Write out every line of the material as it stands, apart from the pictures.

SOURCE MATERIAL:
-.-.-

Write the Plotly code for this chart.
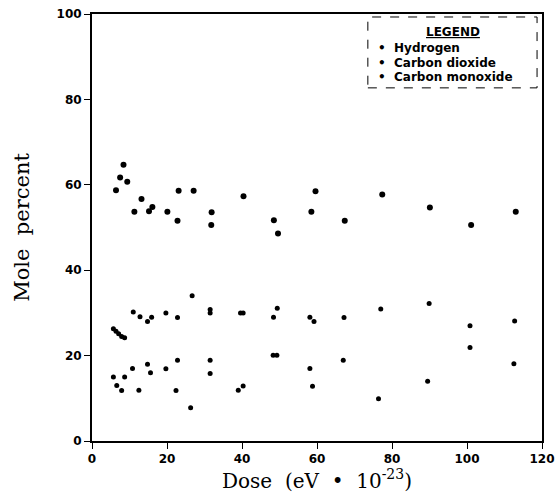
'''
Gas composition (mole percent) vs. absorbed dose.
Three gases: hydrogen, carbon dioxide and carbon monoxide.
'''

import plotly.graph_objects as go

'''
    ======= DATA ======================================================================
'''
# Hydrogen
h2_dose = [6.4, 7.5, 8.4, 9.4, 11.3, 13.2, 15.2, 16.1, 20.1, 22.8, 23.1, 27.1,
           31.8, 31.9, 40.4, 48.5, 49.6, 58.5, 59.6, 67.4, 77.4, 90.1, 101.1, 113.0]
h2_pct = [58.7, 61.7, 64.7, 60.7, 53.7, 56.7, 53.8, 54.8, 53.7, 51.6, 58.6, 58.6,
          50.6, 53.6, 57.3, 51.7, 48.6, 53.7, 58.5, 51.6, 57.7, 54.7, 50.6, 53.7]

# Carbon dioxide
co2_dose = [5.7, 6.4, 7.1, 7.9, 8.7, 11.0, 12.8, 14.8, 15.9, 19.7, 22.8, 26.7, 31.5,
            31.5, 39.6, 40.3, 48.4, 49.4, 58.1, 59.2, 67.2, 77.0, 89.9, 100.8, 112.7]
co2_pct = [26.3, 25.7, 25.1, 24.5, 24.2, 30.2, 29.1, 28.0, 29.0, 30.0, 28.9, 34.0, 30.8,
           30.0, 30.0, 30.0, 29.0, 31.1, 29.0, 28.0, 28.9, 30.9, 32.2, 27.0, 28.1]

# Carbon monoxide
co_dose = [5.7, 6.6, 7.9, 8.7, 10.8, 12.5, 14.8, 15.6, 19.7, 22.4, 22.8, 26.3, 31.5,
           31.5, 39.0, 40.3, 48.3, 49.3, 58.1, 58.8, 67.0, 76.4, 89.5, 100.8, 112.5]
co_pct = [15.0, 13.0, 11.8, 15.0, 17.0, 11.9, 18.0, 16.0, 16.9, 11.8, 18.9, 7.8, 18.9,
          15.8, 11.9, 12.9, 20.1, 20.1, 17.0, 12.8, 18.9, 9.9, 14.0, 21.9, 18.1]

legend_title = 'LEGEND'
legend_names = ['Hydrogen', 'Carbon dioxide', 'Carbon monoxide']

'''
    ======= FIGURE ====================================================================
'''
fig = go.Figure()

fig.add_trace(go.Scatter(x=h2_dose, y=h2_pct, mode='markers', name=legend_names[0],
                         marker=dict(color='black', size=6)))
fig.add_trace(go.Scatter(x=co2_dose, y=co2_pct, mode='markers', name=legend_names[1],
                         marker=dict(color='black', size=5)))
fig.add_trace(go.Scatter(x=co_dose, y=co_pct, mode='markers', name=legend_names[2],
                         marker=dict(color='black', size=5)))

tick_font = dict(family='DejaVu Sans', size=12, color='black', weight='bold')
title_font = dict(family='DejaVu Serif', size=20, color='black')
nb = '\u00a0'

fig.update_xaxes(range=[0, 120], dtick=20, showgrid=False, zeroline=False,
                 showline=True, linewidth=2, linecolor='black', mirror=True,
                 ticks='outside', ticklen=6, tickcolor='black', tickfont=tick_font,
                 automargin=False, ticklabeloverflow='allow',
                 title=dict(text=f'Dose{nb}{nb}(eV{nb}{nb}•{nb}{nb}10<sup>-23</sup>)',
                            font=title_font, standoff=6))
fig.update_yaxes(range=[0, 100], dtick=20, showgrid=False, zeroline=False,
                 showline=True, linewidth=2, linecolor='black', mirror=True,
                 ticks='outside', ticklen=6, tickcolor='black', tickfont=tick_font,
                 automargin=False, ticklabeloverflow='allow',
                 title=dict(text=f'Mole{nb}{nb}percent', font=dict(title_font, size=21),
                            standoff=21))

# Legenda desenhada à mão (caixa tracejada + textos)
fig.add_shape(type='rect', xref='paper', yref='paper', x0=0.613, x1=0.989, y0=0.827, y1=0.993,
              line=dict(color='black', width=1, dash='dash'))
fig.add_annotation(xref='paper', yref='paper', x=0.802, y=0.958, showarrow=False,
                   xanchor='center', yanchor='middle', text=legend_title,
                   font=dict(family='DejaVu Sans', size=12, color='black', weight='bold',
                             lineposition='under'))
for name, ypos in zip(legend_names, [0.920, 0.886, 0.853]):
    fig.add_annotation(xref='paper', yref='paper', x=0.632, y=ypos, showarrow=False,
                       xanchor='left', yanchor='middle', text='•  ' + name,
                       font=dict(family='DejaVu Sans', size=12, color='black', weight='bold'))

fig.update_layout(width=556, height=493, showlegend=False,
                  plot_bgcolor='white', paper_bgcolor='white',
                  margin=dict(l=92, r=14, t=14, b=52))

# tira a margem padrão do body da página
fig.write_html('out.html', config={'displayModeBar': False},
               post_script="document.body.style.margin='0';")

-.-.-

SOLUTION TO THIS EXERCISE:
Write the Plotly code for this chart.
'''
Gas composition (mole percent) vs. absorbed dose.
Three gases: hydrogen, carbon dioxide and carbon monoxide.
'''

import plotly.graph_objects as go

'''
    ======= DATA ======================================================================
'''
# Hydrogen
h2_dose = [6.4, 7.5, 8.4, 9.4, 11.3, 13.2, 15.2, 16.1, 20.1, 22.8, 23.1, 27.1,
           31.8, 31.9, 40.4, 48.5, 49.6, 58.5, 59.6, 67.4, 77.4, 90.1, 101.1, 113.0]
h2_pct = [58.7, 61.7, 64.7, 60.7, 53.7, 56.7, 53.8, 54.8, 53.7, 51.6, 58.6, 58.6,
          50.6, 53.6, 57.3, 51.7, 48.6, 53.7, 58.5, 51.6, 57.7, 54.7, 50.6, 53.7]

# Carbon dioxide
co2_dose = [5.7, 6.4, 7.1, 7.9, 8.7, 11.0, 12.8, 14.8, 15.9, 19.7, 22.8, 26.7, 31.5,
            31.5, 39.6, 40.3, 48.4, 49.4, 58.1, 59.2, 67.2, 77.0, 89.9, 100.8, 112.7]
co2_pct = [26.3, 25.7, 25.1, 24.5, 24.2, 30.2, 29.1, 28.0, 29.0, 30.0, 28.9, 34.0, 30.8,
           30.0, 30.0, 30.0, 29.0, 31.1, 29.0, 28.0, 28.9, 30.9, 32.2, 27.0, 28.1]

# Carbon monoxide
co_dose = [5.7, 6.6, 7.9, 8.7, 10.8, 12.5, 14.8, 15.6, 19.7, 22.4, 22.8, 26.3, 31.5,
           31.5, 39.0, 40.3, 48.3, 49.3, 58.1, 58.8, 67.0, 76.4, 89.5, 100.8, 112.5]
co_pct = [15.0, 13.0, 11.8, 15.0, 17.0, 11.9, 18.0, 16.0, 16.9, 11.8, 18.9, 7.8, 18.9,
          15.8, 11.9, 12.9, 20.1, 20.1, 17.0, 12.8, 18.9, 9.9, 14.0, 21.9, 18.1]

legend_title = 'LEGEND'
legend_names = ['Hydrogen', 'Carbon dioxide', 'Carbon monoxide']

'''
    ======= FIGURE ====================================================================
'''
fig = go.Figure()

fig.add_trace(go.Scatter(x=h2_dose, y=h2_pct, mode='markers', name=legend_names[0],
                         marker=dict(color='black', size=6)))
fig.add_trace(go.Scatter(x=co2_dose, y=co2_pct, mode='markers', name=legend_names[1],
                         marker=dict(color='black', size=5)))
fig.add_trace(go.Scatter(x=co_dose, y=co_pct, mode='markers', name=legend_names[2],
                         marker=dict(color='black', size=5)))

tick_font = dict(family='DejaVu Sans', size=12, color='black', weight='bold')
title_font = dict(family='DejaVu Serif', size=20, color='black')
nb = '\u00a0'

fig.update_xaxes(range=[0, 120], dtick=20, showgrid=False, zeroline=False,
                 showline=True, linewidth=2, linecolor='black', mirror=True,
                 ticks='outside', ticklen=6, tickcolor='black', tickfont=tick_font,
                 automargin=False, ticklabeloverflow='allow',
                 title=dict(text=f'Dose{nb}{nb}(eV{nb}{nb}•{nb}{nb}10<sup>-23</sup>)',
                            font=title_font, standoff=6))
fig.update_yaxes(range=[0, 100], dtick=20, showgrid=False, zeroline=False,
                 showline=True, linewidth=2, linecolor='black', mirror=True,
                 ticks='outside', ticklen=6, tickcolor='black', tickfont=tick_font,
                 automargin=False, ticklabeloverflow='allow',
                 title=dict(text=f'Mole{nb}{nb}percent', font=dict(title_font, size=21),
                            standoff=21))

# Legenda desenhada à mão (caixa tracejada + textos)
fig.add_shape(type='rect', xref='paper', yref='paper', x0=0.613, x1=0.989, y0=0.827, y1=0.993,
              line=dict(color='black', width=1, dash='dash'))
fig.add_annotation(xref='paper', yref='paper', x=0.802, y=0.958, showarrow=False,
                   xanchor='center', yanchor='middle', text=legend_title,
                   font=dict(family='DejaVu Sans', size=12, color='black', weight='bold',
                             lineposition='under'))
for name, ypos in zip(legend_names, [0.920, 0.886, 0.853]):
    fig.add_annotation(xref='paper', yref='paper', x=0.632, y=ypos, showarrow=False,
                       xanchor='left', yanchor='middle', text='•  ' + name,
                       font=dict(family='DejaVu Sans', size=12, color='black', weight='bold'))

fig.update_layout(width=556, height=493, showlegend=False,
                  plot_bgcolor='white', paper_bgcolor='white',
                  margin=dict(l=92, r=14, t=14, b=52))

# tira a margem padrão do body da página
fig.write_html('out.html', config={'displayModeBar': False},
               post_script="document.body.style.margin='0';")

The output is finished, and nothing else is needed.